• Prompt: Collect every line that includes the string "React".

• Data extract:
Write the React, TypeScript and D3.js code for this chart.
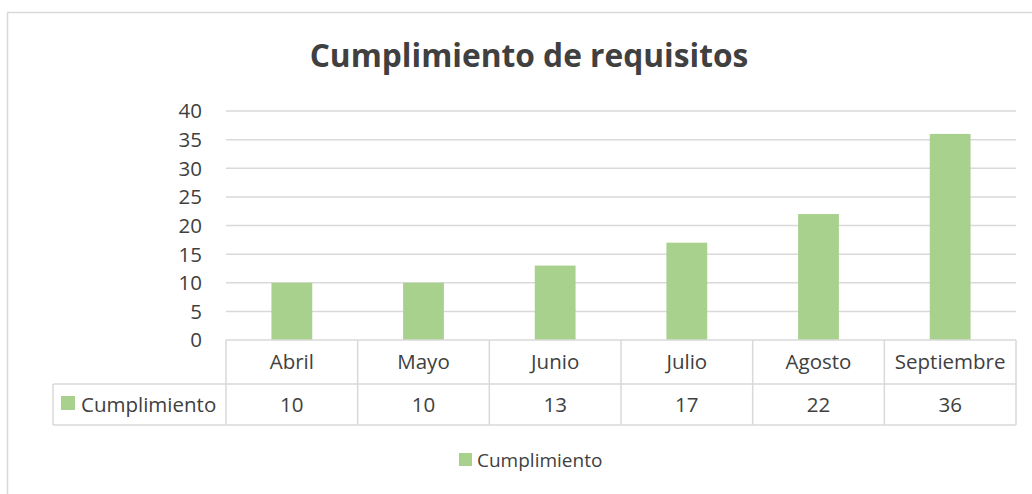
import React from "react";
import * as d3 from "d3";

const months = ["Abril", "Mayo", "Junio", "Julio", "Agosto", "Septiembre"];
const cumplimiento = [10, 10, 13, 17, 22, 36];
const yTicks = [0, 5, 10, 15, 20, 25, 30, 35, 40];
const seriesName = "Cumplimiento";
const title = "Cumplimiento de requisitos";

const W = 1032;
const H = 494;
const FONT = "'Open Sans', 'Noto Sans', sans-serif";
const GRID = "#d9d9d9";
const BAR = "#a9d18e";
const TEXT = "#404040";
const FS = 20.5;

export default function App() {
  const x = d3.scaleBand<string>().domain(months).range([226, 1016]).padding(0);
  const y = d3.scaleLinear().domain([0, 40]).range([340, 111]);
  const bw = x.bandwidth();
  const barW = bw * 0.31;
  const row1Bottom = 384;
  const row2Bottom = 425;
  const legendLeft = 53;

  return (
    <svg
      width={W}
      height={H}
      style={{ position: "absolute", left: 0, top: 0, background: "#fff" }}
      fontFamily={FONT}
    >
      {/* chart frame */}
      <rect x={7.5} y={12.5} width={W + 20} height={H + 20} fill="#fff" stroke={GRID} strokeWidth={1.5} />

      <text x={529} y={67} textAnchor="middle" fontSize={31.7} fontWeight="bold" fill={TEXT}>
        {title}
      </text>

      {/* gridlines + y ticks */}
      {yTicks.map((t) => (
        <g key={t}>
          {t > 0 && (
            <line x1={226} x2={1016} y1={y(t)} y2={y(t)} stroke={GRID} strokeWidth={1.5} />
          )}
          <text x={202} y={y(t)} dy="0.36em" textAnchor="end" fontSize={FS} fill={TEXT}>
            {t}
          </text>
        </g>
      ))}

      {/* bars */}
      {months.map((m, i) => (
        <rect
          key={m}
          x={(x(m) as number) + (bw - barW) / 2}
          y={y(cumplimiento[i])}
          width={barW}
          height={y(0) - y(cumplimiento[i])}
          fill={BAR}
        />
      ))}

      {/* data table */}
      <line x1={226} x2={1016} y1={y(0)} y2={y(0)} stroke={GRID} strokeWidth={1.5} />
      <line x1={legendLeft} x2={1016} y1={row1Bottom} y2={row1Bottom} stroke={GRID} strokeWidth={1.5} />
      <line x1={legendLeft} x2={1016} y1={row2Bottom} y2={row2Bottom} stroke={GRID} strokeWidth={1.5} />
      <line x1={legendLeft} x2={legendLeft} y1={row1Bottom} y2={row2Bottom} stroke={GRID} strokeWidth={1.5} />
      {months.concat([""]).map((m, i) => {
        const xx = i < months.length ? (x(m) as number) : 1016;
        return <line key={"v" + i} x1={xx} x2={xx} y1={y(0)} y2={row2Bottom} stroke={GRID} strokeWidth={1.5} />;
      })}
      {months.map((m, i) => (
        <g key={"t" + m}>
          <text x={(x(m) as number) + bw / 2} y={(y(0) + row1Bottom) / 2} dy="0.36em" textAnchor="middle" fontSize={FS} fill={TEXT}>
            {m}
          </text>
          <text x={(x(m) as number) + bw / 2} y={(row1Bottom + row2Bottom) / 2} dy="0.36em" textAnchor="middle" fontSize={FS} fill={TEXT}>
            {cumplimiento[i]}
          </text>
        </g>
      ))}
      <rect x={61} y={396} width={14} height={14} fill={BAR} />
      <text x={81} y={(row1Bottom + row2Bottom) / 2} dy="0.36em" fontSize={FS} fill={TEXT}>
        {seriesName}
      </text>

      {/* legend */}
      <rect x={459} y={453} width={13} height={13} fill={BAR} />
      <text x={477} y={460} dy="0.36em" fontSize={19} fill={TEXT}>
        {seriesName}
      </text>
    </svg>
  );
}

• Written answer:
Write the React, TypeScript and D3.js code for this chart.
import React from "react";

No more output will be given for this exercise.